Review: Avatar

Avatar | James Cameron, 2009

After making history with Titanic, James Cameron took a break from narrative features and focused on making underwater documentaries. When he announced that he was ready to come back and introduced his project, it immediately became one of my most anticipated films. Even though I had no idea what it would be about, I trusted him. I mean, how can you not trust the guy who made Aliens, The Terminator, T2, and Titanic? A lot of hype, a Comic Con presentation, an Avatar Day, and countless Dances with Wolves, Delgo, and Ferngully compariessons it finally came out, and it did not disappoint what so ever.

Avatar is the story of Jake Sulley (Sam Worthington) a crippled marine who is given the chance to complete a task that his twin brother was not able to complete. This task is to go to a planet called Pandora where there is a species called the Na’vi who are preventing an big company from getting what they want. Jake is given the task of getting an Avatar body (a body that is made up of human and Na’vi DNA that is used to be able to walk on Pandora) and getting to know the Na’vi in order to gain their trust and get them to do what the humans want. However, as he leans their ways from Neytiri (Zoe Saldana), a Na’vi, he understands why they are protecting their land and will fight with them to stop the humans.

If the plot sounds familiar is because it has already been toold many times in various forms. However, the greatness of the movie comes from the way it is told. Cameron spent years coming up with the technology that allowed him to make CG creations seem photorealistic, and along with the people at WETA Digital who have now been able to get rid of the “uncanny valley” that seems to plague every motion-capture creation, he has once again pushed the envelope of visual effects. Not only was he able to create photorealistic characters, he also made realistic environments and realistic looking creatures unlike we’ve ever seen before. Cameron’s work as a director is among the best of the year. He has made a truly truly a visual masterpiece.

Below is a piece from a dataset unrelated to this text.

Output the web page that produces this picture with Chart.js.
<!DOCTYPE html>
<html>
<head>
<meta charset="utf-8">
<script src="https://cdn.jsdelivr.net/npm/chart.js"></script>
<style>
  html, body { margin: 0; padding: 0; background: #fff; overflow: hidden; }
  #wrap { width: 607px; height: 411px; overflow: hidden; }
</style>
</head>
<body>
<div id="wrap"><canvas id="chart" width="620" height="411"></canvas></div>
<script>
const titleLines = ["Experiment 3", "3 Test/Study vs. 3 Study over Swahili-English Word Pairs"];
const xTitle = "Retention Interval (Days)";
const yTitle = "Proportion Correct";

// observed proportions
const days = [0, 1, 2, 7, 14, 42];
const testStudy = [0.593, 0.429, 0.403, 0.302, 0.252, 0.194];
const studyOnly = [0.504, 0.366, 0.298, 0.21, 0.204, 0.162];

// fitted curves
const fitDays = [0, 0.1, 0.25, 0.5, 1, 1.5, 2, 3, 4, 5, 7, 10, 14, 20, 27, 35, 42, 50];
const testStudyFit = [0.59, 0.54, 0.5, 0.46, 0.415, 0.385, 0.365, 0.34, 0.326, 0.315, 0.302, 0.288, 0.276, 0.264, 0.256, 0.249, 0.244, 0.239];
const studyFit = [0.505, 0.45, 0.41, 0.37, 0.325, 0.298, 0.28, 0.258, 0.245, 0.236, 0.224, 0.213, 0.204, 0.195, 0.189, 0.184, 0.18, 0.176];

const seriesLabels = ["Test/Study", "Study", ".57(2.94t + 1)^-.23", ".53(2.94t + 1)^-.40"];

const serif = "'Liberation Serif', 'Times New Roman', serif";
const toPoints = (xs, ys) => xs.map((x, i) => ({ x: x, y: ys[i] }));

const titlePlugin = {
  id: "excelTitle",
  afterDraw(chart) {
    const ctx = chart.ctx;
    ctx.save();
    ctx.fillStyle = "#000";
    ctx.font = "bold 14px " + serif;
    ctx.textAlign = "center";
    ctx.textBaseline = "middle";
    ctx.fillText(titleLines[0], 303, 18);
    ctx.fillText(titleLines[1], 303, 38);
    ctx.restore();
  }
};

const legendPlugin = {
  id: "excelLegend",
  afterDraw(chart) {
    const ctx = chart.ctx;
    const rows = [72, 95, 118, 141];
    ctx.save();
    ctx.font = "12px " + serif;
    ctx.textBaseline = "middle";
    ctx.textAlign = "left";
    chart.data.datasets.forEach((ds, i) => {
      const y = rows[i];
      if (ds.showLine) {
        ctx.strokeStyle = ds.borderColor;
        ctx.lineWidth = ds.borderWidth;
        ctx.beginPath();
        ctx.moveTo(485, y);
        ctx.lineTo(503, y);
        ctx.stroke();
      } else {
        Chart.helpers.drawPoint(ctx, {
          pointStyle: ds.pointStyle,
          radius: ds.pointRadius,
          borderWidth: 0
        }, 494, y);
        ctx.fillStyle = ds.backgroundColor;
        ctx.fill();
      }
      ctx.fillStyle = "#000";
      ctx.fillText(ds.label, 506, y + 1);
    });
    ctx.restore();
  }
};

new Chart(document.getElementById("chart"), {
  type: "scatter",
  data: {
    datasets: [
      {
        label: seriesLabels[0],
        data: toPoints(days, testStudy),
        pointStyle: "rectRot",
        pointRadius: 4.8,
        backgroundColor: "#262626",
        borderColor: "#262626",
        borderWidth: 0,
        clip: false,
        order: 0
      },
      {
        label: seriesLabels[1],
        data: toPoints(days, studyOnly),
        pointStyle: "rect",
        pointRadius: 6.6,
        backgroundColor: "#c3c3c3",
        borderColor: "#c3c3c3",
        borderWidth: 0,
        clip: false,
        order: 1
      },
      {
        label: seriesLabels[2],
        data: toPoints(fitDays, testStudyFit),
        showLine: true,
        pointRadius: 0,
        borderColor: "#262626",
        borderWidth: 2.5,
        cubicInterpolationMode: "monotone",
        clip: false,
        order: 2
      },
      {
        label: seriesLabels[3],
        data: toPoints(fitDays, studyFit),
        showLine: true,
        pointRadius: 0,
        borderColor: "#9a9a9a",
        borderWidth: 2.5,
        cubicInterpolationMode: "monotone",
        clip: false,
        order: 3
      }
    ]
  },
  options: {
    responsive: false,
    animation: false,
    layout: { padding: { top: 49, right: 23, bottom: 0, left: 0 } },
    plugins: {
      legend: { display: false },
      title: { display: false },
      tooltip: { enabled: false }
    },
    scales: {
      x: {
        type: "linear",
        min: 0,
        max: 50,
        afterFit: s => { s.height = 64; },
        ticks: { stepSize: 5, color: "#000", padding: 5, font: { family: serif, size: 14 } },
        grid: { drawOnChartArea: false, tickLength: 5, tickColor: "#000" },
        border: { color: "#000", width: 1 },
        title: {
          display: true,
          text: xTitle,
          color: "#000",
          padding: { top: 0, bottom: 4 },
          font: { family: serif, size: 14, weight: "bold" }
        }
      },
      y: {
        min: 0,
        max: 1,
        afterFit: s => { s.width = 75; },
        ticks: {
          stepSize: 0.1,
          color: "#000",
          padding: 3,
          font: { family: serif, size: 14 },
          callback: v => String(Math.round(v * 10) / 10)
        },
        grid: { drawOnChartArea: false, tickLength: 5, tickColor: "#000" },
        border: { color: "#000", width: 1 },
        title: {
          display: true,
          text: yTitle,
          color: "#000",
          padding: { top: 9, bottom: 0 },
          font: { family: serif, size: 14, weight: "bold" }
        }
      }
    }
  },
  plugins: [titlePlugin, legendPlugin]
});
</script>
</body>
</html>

However, none of this would have been possible without the human element.

Zoe Saldana, Sam Worthington, Sigourney Weaver, Stephen Lang, and Michelle Rodriguez do great jobs in their roles, the formers three doing wonders with very little. Saldana gives one of the best female performances of the year, while Worthington is good enough for the role, although he slips into his Australian accent every once in a while. The rest of the cast including Giovanni Ribisi and CCH Pounder are good too, but they are not given much to do, and that is the biggest problem with the film.

The script is the film’s biggest problem. Although I can forgive the recycled plot, I can’t go on without mentioning the lack of character development. Aside from the two leads, every other character is just a stereotype or isn’t developed enough. Yet the actors do all they can and make this movie even more memorable.

One last note on the 3-D aspect: It is cool in the beginning and in certain scenes, but it becomes unnoticeable. I’m not saying you should just watch it in 2D, but don’t expect anything to jump out of the screen.